At a purely sporting level however, it’s difficult to argue that supporters shouldn’t just climb aboard and enjoy the ride. Far more fun to be on the rollercoaster than the one asking to see the risk assessment. In 14 years of Mike Ashley’s ownership, St James’ Park became a hollow shell, a place devoid of joy and meaning where ambition came to die. The once vivid black and white having been dulled to a vast swath of grey. The joy of the Ashley era being over was a genuine cause for celebration. The club had been stuck in a loveless marriage and then almost overnight, not only was the divorce confirmed, but we had a handsome new partner who was ready to sweep us off our feet and promise us the world. Whether you want to live in that world comes down to what you think a football club is, or more accurately, what you want it to be.
That is why there’s no objective truth, no definitive right or wrong way to feel. Newcastle United Football Club represents something unique to every one of the 50,000 supporters who file through the turnstiles every other week. For what it's worth, my own set of criteria consists of wanting to have a club I am proud to support, some unpredictability of sporting outcome, and the prospect that one day we could triumph in the face of adversity and ascend to the top of the mountain. But if we’ve already addressed the reasons why my pride in the club is at an all time low, it's also worth looking at why the sporting side of the equation doesn't meet those personal criteria either.
The inevitability of the success that’s just around the corner is possibly the saddest part. As soon as we triumph as a result of the Saudi money, Newcastle United becomes just another football club.

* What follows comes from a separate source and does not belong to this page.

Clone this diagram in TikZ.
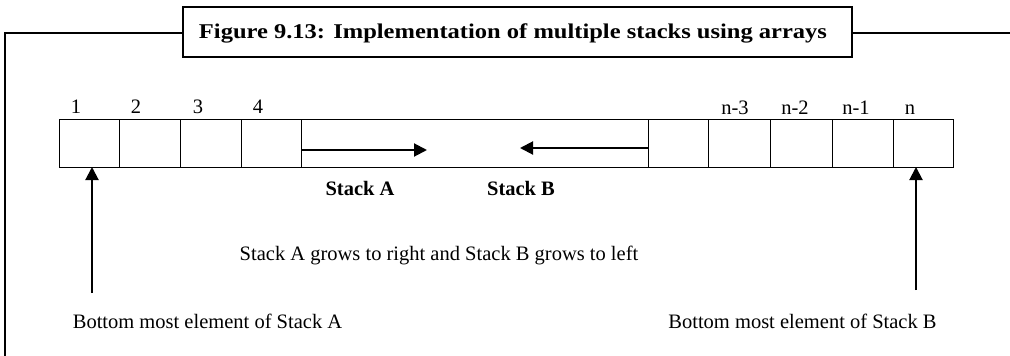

We’re no longer the outsiders, battling against the elite in the hope of one day, some day, ending our near 70 year wait for a domestic trophy. We will have become the thing we have always been opposed to.
The new found wealth dictates that the opportunity to triumph in the face of adversity has forever been removed from the list of possibilities available to Newcastle United supporters. Like the long serving employee finally promoted into management, however much you think you’re still one of the workers, you never will be again, you simply cannot be. Because despite what Nigel Farage tells you, you can’t rail against the establishment when you are the establishment. Newcastle United will be fully paid up members of the elite, winning trophies through sheer force of finances.
And after the initial outpouring of joy, there will be sadness. It is one of the great delusions of sport that we convince ourselves we want to see our team be successful. The truth is we know it’s far more satisfying to sit and talk about the errors in team selection, the chances missed, why the manager has to go. When all those rough edges have been oiled, and all that’s left to discuss is the ongoing success of your inverted full-backs, it’s in that moment you’ll realise you’ve been sold a dream you never dreamt.
I write this in the full knowledge that there is no going back now. The Saudi juggernaut is not for turning. Superstars will be signed, trophies will be won, and when it’s all said and done, I’ll be here, patiently waiting for my club back. It may take 5 years, more likely 25, but nothing lasts forever. Just ask Chelsea.
It’s a complicated situation, but beautifully simple at the same time. Supporting a football club is passion, joy and connection. Strip everything back and it’s nothing more than a feeling. And that’s the simplicity of feelings, you either feel them, or you don’t.